Police say King yelled at the dog, “Shut the [expletive] up, and charged with taunting a police animal.
King is being held on a $100,000 straight bond and will be in jail until he has his preliminary hearings in a few days.
Steven E. Vanderhoff has been arrested for shooting and killing a police dog that wandered onto his property. He insists that he did not know it was a police dog. Vanderhoff has been charged with assaulting a police dog and cruelty to animals; the assault charge is a third degree felony.
No charges have been filed against Officer Deeter for failing to confine the dog.
Vanderhoff faces up to five years in prison and a $10,000 fine if convicted of the assault charge.
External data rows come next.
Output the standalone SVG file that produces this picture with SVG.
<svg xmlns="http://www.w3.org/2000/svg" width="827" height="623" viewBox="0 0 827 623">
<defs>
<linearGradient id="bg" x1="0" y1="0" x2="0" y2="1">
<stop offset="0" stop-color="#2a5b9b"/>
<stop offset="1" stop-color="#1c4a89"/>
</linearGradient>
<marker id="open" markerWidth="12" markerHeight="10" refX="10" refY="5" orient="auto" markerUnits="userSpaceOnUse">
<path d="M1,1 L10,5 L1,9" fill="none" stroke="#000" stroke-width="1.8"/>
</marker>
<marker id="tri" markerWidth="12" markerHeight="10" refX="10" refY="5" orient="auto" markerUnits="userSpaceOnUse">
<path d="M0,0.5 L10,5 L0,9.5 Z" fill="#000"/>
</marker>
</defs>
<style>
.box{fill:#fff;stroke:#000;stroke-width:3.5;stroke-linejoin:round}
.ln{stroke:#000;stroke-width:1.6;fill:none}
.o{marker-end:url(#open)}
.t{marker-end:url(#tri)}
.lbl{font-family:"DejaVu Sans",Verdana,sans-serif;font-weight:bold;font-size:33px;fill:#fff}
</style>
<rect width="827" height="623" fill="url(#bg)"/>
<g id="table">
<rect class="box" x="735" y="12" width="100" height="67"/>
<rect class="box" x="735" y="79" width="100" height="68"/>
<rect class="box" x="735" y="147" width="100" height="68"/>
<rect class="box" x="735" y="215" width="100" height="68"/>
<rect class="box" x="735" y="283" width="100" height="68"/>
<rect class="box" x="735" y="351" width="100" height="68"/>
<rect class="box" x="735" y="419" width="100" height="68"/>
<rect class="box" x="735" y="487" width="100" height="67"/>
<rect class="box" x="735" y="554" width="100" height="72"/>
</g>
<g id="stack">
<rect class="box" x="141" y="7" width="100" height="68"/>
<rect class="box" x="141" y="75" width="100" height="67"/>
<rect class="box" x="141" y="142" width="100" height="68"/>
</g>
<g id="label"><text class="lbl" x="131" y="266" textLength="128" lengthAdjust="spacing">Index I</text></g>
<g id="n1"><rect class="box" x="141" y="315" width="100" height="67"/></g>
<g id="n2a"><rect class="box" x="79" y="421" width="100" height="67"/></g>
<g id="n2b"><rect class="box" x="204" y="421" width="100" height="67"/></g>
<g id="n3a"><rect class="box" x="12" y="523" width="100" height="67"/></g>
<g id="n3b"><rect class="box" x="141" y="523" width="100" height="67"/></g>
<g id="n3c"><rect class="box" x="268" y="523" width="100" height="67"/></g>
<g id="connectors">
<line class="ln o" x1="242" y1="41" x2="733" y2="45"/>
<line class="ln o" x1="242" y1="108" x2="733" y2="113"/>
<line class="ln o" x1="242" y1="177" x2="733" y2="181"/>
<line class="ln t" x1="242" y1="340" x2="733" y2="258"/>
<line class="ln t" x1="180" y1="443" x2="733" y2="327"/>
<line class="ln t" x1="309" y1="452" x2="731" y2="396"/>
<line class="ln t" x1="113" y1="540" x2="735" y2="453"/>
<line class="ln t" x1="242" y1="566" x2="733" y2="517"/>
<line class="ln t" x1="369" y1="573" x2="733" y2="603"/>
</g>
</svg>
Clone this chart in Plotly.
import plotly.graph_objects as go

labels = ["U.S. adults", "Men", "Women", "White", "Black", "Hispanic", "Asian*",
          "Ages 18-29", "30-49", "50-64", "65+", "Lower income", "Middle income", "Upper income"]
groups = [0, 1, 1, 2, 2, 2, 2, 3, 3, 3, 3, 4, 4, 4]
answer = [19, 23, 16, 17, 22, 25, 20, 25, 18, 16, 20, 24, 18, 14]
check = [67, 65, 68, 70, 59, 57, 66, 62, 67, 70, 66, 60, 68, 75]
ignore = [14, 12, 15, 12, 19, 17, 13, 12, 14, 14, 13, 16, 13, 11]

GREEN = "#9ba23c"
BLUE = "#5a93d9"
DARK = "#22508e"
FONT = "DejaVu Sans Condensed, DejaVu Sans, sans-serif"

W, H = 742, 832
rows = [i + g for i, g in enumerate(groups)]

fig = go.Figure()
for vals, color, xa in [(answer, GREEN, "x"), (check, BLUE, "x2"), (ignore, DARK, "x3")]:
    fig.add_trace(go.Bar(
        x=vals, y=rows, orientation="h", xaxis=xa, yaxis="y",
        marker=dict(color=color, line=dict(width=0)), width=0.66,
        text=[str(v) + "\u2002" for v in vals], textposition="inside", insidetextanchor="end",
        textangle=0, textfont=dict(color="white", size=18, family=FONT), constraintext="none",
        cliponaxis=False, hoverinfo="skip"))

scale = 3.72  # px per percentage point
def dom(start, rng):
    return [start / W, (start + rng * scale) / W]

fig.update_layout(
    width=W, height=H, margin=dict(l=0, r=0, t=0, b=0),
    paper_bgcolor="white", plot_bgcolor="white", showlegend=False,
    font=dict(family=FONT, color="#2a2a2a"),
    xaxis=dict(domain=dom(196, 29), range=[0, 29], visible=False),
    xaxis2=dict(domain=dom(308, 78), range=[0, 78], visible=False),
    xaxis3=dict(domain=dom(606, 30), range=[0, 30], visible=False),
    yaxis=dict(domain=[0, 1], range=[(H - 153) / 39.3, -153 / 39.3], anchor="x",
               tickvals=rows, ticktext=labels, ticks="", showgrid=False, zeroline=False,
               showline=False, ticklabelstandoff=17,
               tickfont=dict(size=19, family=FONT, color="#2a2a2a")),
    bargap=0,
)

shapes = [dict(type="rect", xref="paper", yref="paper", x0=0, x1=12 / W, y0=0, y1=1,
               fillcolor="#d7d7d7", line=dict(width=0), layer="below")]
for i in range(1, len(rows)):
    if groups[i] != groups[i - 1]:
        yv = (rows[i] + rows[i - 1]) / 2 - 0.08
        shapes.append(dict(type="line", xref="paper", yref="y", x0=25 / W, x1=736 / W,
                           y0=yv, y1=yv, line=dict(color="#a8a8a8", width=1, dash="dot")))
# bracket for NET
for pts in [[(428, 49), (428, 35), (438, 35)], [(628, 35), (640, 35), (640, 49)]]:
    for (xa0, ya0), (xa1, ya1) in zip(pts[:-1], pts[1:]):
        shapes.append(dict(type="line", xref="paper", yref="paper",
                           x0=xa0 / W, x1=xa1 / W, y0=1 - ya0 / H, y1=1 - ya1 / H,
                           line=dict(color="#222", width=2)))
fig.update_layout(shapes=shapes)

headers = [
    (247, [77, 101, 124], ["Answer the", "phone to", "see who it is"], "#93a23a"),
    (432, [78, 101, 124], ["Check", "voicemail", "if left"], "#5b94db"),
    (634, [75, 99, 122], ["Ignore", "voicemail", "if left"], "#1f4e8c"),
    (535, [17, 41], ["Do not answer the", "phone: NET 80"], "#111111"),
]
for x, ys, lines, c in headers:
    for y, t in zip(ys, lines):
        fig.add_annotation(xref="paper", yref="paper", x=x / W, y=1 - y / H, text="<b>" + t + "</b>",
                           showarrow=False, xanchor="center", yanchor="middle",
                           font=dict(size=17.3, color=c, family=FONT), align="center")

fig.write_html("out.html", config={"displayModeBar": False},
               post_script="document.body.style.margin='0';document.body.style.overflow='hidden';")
Cruelty to animals, a second-degree misdemeanor, carries a maximum sentence of 90 days in jail.
When a police dog is killed officers are quick to say that the dog is a fellow officer and should be treated as such. I don't know about you, but my my dog is a member of my family and should therefore be treated like one. If an officer wrongly killed a member of my family I would hope that proper actions were taken against them.
So here are the rules: Do not kill or threaten a police dog no matter what, unless you want to be put in jail. However, if you are an officer, you can recklessly kill the pets of average citizens if they so much as bark at you.
The hypocrisy that the law takes when it come to police dogs is fairly astounding. Is the life of a police dog more valuable than that of a citizens dog? It depends on the perspective you take. As for me, I would never give up the life of my dog for that of a police dog, as his life is more important to me. The laws should not discriminate.